** begin Records provided **
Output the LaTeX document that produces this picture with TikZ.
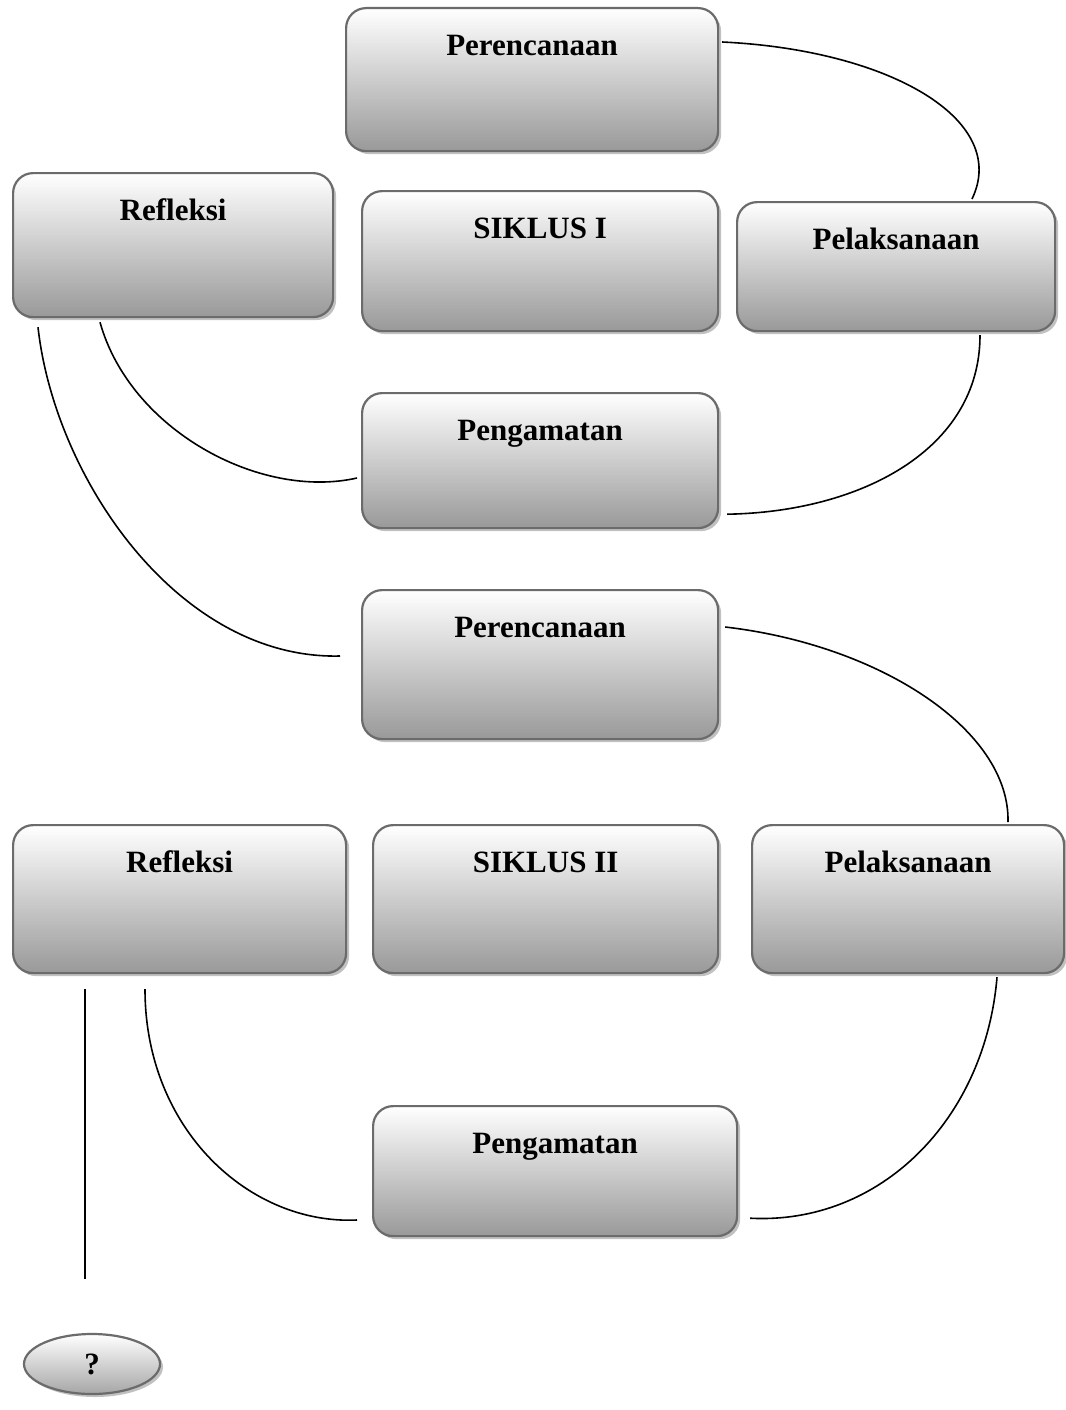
\documentclass[tikz,border=0pt]{standalone}
\usepackage{fontspec}
\setmainfont{Liberation Serif}
\usetikzlibrary{shadows,shapes.geometric,calc}

\tikzset{
  kotak/.style={draw=black!58, line width=2.2pt, rounded corners=20pt,
    top color=white, bottom color=black!40,
    drop shadow={shadow xshift=3pt, shadow yshift=-3pt, fill=black!35, opacity=.7},
    inner xsep=0pt, inner ysep=0pt, text height=47pt, anchor=north west,
    font=\fontsize{31}{36}\selectfont\bfseries},
  bulat/.style={ellipse, draw=black!58, line width=2.2pt,
    top color=white, bottom color=black!35,
    drop shadow={shadow xshift=3pt, shadow yshift=-3pt, fill=black!35, opacity=.7},
    inner sep=0pt, minimum width=136pt, minimum height=60pt,
    font=\fontsize{31}{36}\selectfont\bfseries},
  garis/.style={black, line width=1.6pt}
}

\begin{document}
\begin{tikzpicture}[x=1pt,y=1pt]
        \useasboundingbox (0,0) rectangle (1065,-1410) ;
        % siklus I
        \node[kotak, minimum width=372pt, text depth=96pt] (pr1) at (345,-7) {Perencanaan} ;
        \node[kotak, minimum width=320pt, text depth=97pt] (rf1) at (12,-172) {Refleksi} ;
        \node[kotak, minimum width=356pt, text depth=93pt] (sk1) at (361,-190) {SIKLUS I} ;
        \node[kotak, minimum width=318pt, text depth=82pt] (pl1) at (736,-201) {Pelaksanaan} ;
        \node[kotak, minimum width=356pt, text depth=88pt] (pg1) at (361,-392) {Pengamatan} ;
        % siklus II
        \node[kotak, minimum width=356pt, text depth=102pt] (pr2) at (361,-589) {Perencanaan} ;
        \node[kotak, minimum width=333pt, text depth=101pt] (rf2) at (12,-824) {Refleksi} ;
        \node[kotak, minimum width=345pt, text depth=101pt] (sk2) at (372,-824) {SIKLUS II} ;
        \node[kotak, minimum width=312pt, text depth=101pt] (pl2) at (751,-824) {Pelaksanaan} ;
        \node[kotak, minimum width=364pt, text depth=83pt] (pg2) at (372,-1105) {Pengamatan} ;
        \node[bulat] (tanya) at (92,-1364) {?} ;
        \coordinate (ujung) at (85,-1279) ;
        % garis siklus I
        \draw[garis] ($(pr1.north east)+(3,-35)$) .. controls (890,-50) and (1010,-120) .. ($(pl1.north west)+(236,2)$) ;
        \draw[garis] ($(pl1.south west)+(244,-3)$) .. controls (980,-450) and (860,-512) .. ($(pg1.south east)+(8,15)$) ;
        \draw[garis] ($(rf1.south west)+(88,-4)$) .. controls (130,-430) and (260,-500) .. ($(pg1.north west)+(-4,-86)$) ;
        \draw[garis] ($(rf1.south west)+(26,-9)$) .. controls (55,-480) and (180,-660) .. ($(pr2.north west)+(-21,-67)$) ;
        % garis siklus II
        \draw[garis] ($(pr2.north east)+(6,-38)$) .. controls (880,-645) and (1010,-730) .. ($(pl2.north west)+(257,2)$) ;
        \draw[garis] ($(pl2.south west)+(246,-3)$) .. controls (985,-1120) and (880,-1225) .. ($(pg2.south east)+(12,19)$) ;
        \draw[garis] ($(rf2.south west)+(133,-15)$) .. controls (145,-1130) and (250,-1225) .. ($(pg2.north west)+(-15,-115)$) ;
        \draw[garis] ($(rf2.south west)+(73,-15)$) -- (ujung) ;
\end{tikzpicture}
\end{document}
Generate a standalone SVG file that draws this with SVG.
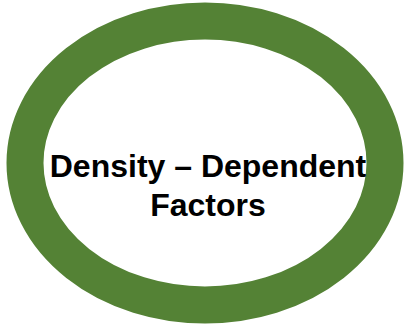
<svg xmlns="http://www.w3.org/2000/svg" width="404" height="324" viewBox="0 0 404 324">
<style>
.ring{fill:#ffffff;stroke:#548235;stroke-width:37}
.lbl{font-family:"Liberation Sans",Arial,sans-serif;font-weight:bold;font-size:32px;fill:#000000;text-anchor:middle}
</style>
<rect width="404" height="324" fill="#ffffff"/>
<g id="node-density">
<ellipse class="ring" cx="205" cy="163" rx="180" ry="142"/>
<text class="lbl" x="208" y="177">Density – Dependent</text>
<text class="lbl" x="208" y="216">Factors</text>
</g>
<g id="connectors"/>
</svg>
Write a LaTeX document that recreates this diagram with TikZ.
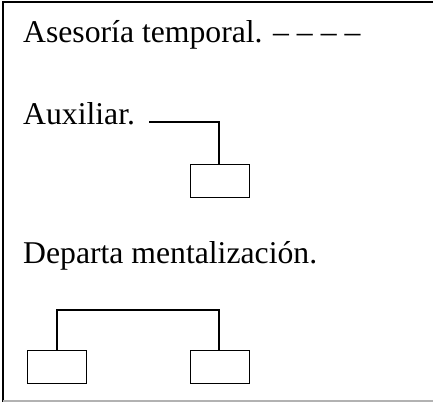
\documentclass[tikz,border=0pt]{standalone}
\usepackage{fontspec}
\setmainfont{Liberation Serif}
\begin{document}
\begin{tikzpicture}[x=1pt,y=-1pt,
  lbl/.style={anchor=base west,inner sep=0pt,font=\fontsize{31.7}{36}\selectfont},
  orgbox/.style={draw,line width=1.2pt,minimum width=59pt,minimum height=33pt,inner sep=0pt,anchor=north west},
  conn/.style={line width=1.2pt}]
\useasboundingbox (0,0) rectangle (433,402);
\draw[line width=1.5pt] (433,2) -- (3,2) -- (3,402);
\draw[line width=1.5pt,gray!60] (3,401) -- (433,401);
\node[lbl] (t1) at (23,42) {Asesoría temporal. – – – –};
\node[lbl] (t2) at (23,124) {Auxiliar.};
\node[lbl] (t3) at (23,263) {Departa mentalización.};
% Auxiliar symbol
\coordinate (a0) at (149,122);
\coordinate (a1) at (219,122);
\node[orgbox] (b1) at (190,164) {};
\draw[conn] (a0) -- (a1) -- (b1.north -| a1);
% Departamentalizacion symbol
\node[orgbox] (b2) at (27,350) {};
\node[orgbox] (b3) at (190,350) {};
\coordinate (d0) at (57,310);
\coordinate (d1) at (219,310);
\draw[conn] (b2.north -| d0) -- (d0) -- (d1) -- (b3.north -| d1);
\end{tikzpicture}
\end{document}
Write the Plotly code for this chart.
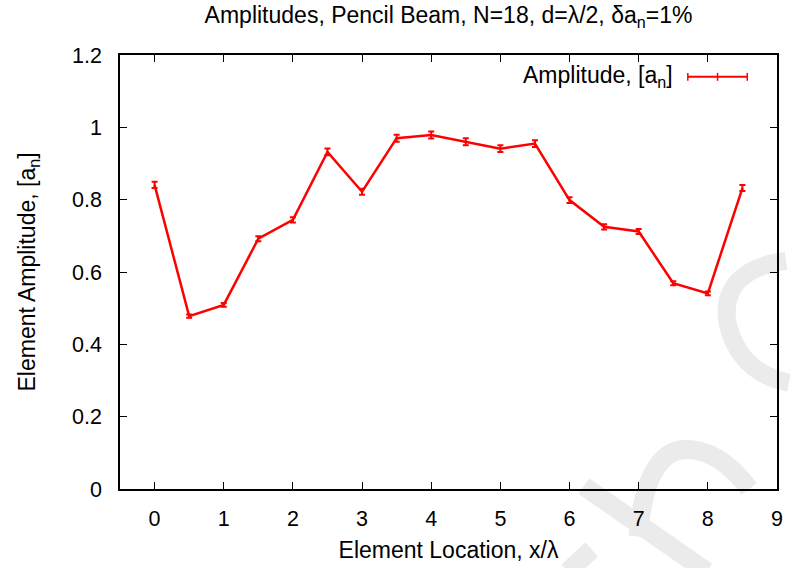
import plotly.graph_objects as go

# ---- data ----
x_loc = [0, 0.5, 1, 1.5, 2, 2.5, 3, 3.5, 4, 4.5, 5, 5.5, 6, 6.5, 7, 7.5, 8, 8.5]
amp = [0.841, 0.478, 0.509, 0.692, 0.744, 0.932, 0.822, 0.970, 0.979, 0.960,
       0.941, 0.955, 0.799, 0.725, 0.712, 0.569, 0.541, 0.832]
rel_err = 0.01  # delta a_n = 1%
err = [a * rel_err for a in amp]
x_ticks = [0, 1, 2, 3, 4, 5, 6, 7, 8, 9]
y_ticks = [0, 0.2, 0.4, 0.6, 0.8, 1.0, 1.2]

W, H = 792, 568
L, R, T, B = 120, 9, 55, 76
PW, PH = W - L - R, H - T - B

def px(xp):
    return (xp - L) / PW

def py(yp):
    return (H - B - yp) / PH

RED = "#ff0000"
FONT = "Liberation Sans, Helvetica, Arial, sans-serif"
FS_TICK = 21.5
FS_LAB = 23

fig = go.Figure()
fig.add_trace(go.Scatter(
    x=x_loc, y=amp, mode="lines",
    line=dict(color=RED, width=2.5),
    error_y=dict(type="data", array=err, visible=True, color=RED, thickness=2, width=3),
    name="Amplitude, [a<sub>n</sub>]", showlegend=False,
))

shapes = []
# faint watermark strokes (decoration)
wm = "#ebebeb"
def seg(x0, y0, x1, y1, w=19):
    shapes.append(dict(type="line", xref="paper", yref="paper",
                       x0=px(x0), y0=py(y0), x1=px(x1), y1=py(y1),
                       line=dict(color=wm, width=w), layer="below"))
def path(pts, w=19):
    d = "M {:.4f},{:.4f} Q {:.4f},{:.4f} {:.4f},{:.4f} Q {:.4f},{:.4f} {:.4f},{:.4f}".format(
        px(pts[0][0]), py(pts[0][1]), px(pts[1][0]), py(pts[1][1]), px(pts[2][0]), py(pts[2][1]),
        px(pts[3][0]), py(pts[3][1]), px(pts[4][0]), py(pts[4][1]))
    shapes.append(dict(type="path", xref="paper", yref="paper", path=d,
                       line=dict(color=wm, width=w), layer="below"))

seg(588, 489, 712, 575)
path([(643, 540), (650, 455), (690, 452), (725, 452), (755, 492)])
path([(792, 262), (725, 272), (733, 325), (745, 375), (795, 385)], w=18)
seg(596, 553, 572, 575)

# legend (gnuplot style: key text then sample on the right)
ly = 77
shapes.append(dict(type="line", xref="paper", yref="paper",
                   x0=px(693), y0=py(ly), x1=px(753), y1=py(ly),
                   line=dict(color=RED, width=2)))
for cx in (693, 723, 753):
    shapes.append(dict(type="line", xref="paper", yref="paper",
                       x0=px(cx), y0=py(ly - 4), x1=px(cx), y1=py(ly + 4),
                       line=dict(color=RED, width=1.5)))

annotations = [dict(
    text="Amplitude, [a<sub>n</sub>]", xref="paper", yref="paper",
    x=px(680), y=py(ly), xanchor="right", yanchor="middle",
    showarrow=False, font=dict(family=FONT, size=FS_LAB, color="black"))]

axis_common = dict(
    showgrid=False, zeroline=False, showline=True, linecolor="black", linewidth=1.5,
    mirror="ticks", ticks="inside", ticklen=7, tickwidth=1, tickcolor="black",
    tickfont=dict(family=FONT, size=FS_TICK, color="black"),
)

fig.update_layout(
    width=W, height=H,
    margin=dict(l=L, r=R, t=T, b=B),
    paper_bgcolor="white", plot_bgcolor="white",
    title=dict(text="Amplitudes, Pencil Beam, N=18, d=λ/2, δa<sub>n</sub>=1%",
               x=px((L + W - R) / 2), xanchor="center",
               y=1 - 15 / H, yanchor="middle", xref="paper", yref="container",
               font=dict(family=FONT, size=23, color="black")),
    xaxis=dict(range=[-0.5, 9], tickvals=x_ticks, ticklabelstandoff=9,
               title=dict(text="Element Location, x/λ", standoff=12,
                          font=dict(family=FONT, size=FS_LAB, color="black")),
               **axis_common),
    yaxis=dict(range=[0, 1.2], tickvals=y_ticks, ticktext=[f"{v:g}" for v in y_ticks],
               ticklabelstandoff=12,
               title=dict(text="Element Amplitude, [a<sub>n</sub>]", standoff=30,
                          font=dict(family=FONT, size=FS_LAB, color="black")),
               **axis_common),
    shapes=shapes, annotations=annotations, showlegend=False,
)

fig.write_html("out.html")
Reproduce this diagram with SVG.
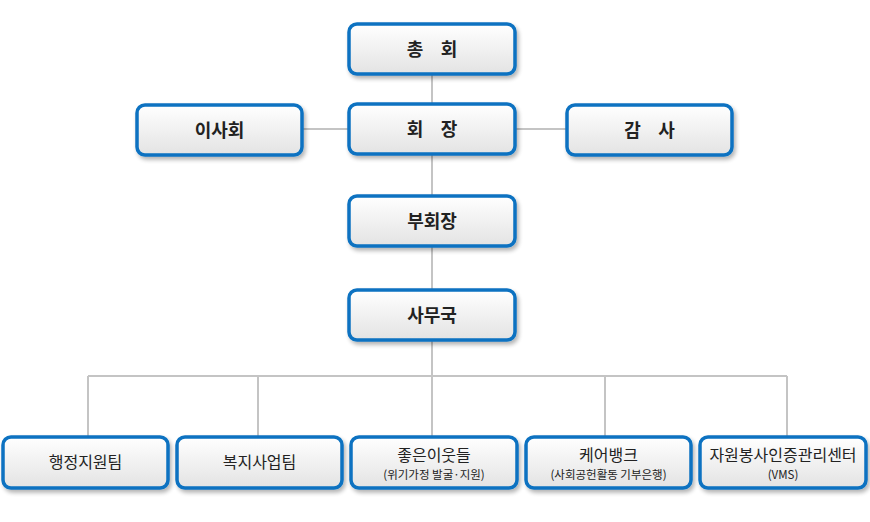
<svg xmlns="http://www.w3.org/2000/svg" width="870" height="522" viewBox="0 0 870 522">
<defs>
<linearGradient id="g" x1="0" y1="0" x2="0" y2="1">
<stop offset="0" stop-color="#ffffff"/>
<stop offset="1" stop-color="#e3e3e3"/>
</linearGradient>
<filter id="sh" x="-10%" y="-20%" width="125%" height="150%">
<feGaussianBlur in="SourceAlpha" stdDeviation="2"/>
<feOffset dx="2" dy="3" result="b"/>
<feComponentTransfer><feFuncA type="linear" slope="0.3"/></feComponentTransfer>
<feMerge><feMergeNode/><feMergeNode in="SourceGraphic"/></feMerge>
</filter>
</defs>
<style>
.box{fill:url(#g);stroke:#0b72c1;stroke-width:3.5;filter:url(#sh)}
.t{font-family:"Noto Sans CJK KR","Noto Sans",sans-serif;fill:#222;text-anchor:middle}
.b{font-size:18px;font-weight:bold}
.n{font-size:16px}
.s{font-size:11.5px}
.ln{stroke:#c4c4c4;stroke-width:2;fill:none}
</style>
<g id="connectors">
<path class="ln" d="M432 74V103 M302 129H349 M515 129H567 M432 154V196 M432 246V290 M432 340V376 M88 376H787 M88 376V437 M258 376V437 M432 376V437 M605 376V437 M787 376V437"/>
</g>
<g id="n-chonghoe"><rect class="box" x="349" y="24" width="166" height="50" rx="8"/><text class="t b" x="415" y="56">총</text><text class="t b" x="449" y="56">회</text></g>
<g id="n-isahoe"><rect class="box" x="137" y="105" width="165" height="50" rx="8"/><text class="t b" x="219.5" y="137">이사회</text></g>
<g id="n-hoejang"><rect class="box" x="349" y="104" width="166" height="50" rx="8"/><text class="t b" x="415" y="136">회</text><text class="t b" x="449" y="136">장</text></g>
<g id="n-gamsa"><rect class="box" x="567" y="105" width="165" height="50" rx="8"/><text class="t b" x="632.5" y="137">감</text><text class="t b" x="666.5" y="137">사</text></g>
<g id="n-buhoejang"><rect class="box" x="349" y="196" width="166" height="50" rx="8"/><text class="t b" x="432" y="228">부회장</text></g>
<g id="n-samuguk"><rect class="box" x="349" y="290" width="166" height="50" rx="8"/><text class="t b" x="432" y="322">사무국</text></g>
<g id="n-haengjeong"><rect class="box" x="3" y="437" width="165" height="51" rx="8"/><text class="t n" x="85.5" y="468">행정지원팀</text></g>
<g id="n-bokji"><rect class="box" x="177" y="437" width="165" height="51" rx="8"/><text class="t n" x="259.5" y="468">복지사업팀</text></g>
<g id="n-joeun"><rect class="box" x="351" y="437" width="166" height="51" rx="8"/><text class="t n" x="434" y="461">좋은이웃들</text><text class="t s" x="434" y="479">(위기가정 발굴·지원)</text></g>
<g id="n-carebank"><rect class="box" x="526" y="437" width="165" height="51" rx="8"/><text class="t n" x="608.5" y="461">케어뱅크</text><text class="t s" x="608.5" y="479">(사회공헌활동 기부은행)</text></g>
<g id="n-vms"><rect class="box" x="700" y="437" width="166" height="51" rx="8"/><text class="t n" x="783" y="461">자원봉사인증관리센터</text><text class="t s" x="783" y="479">(VMS)</text></g>
</svg>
** end Records provided **
▸ Task description
Using the entries above, extract exactly the lines from the one that contains "Write the Plotly code for this chart." through the one that contains "import plotly.graph_objects as go". Do not carry over any pictures.

▸ Written solution
Write the Plotly code for this chart.
import plotly.graph_objects as go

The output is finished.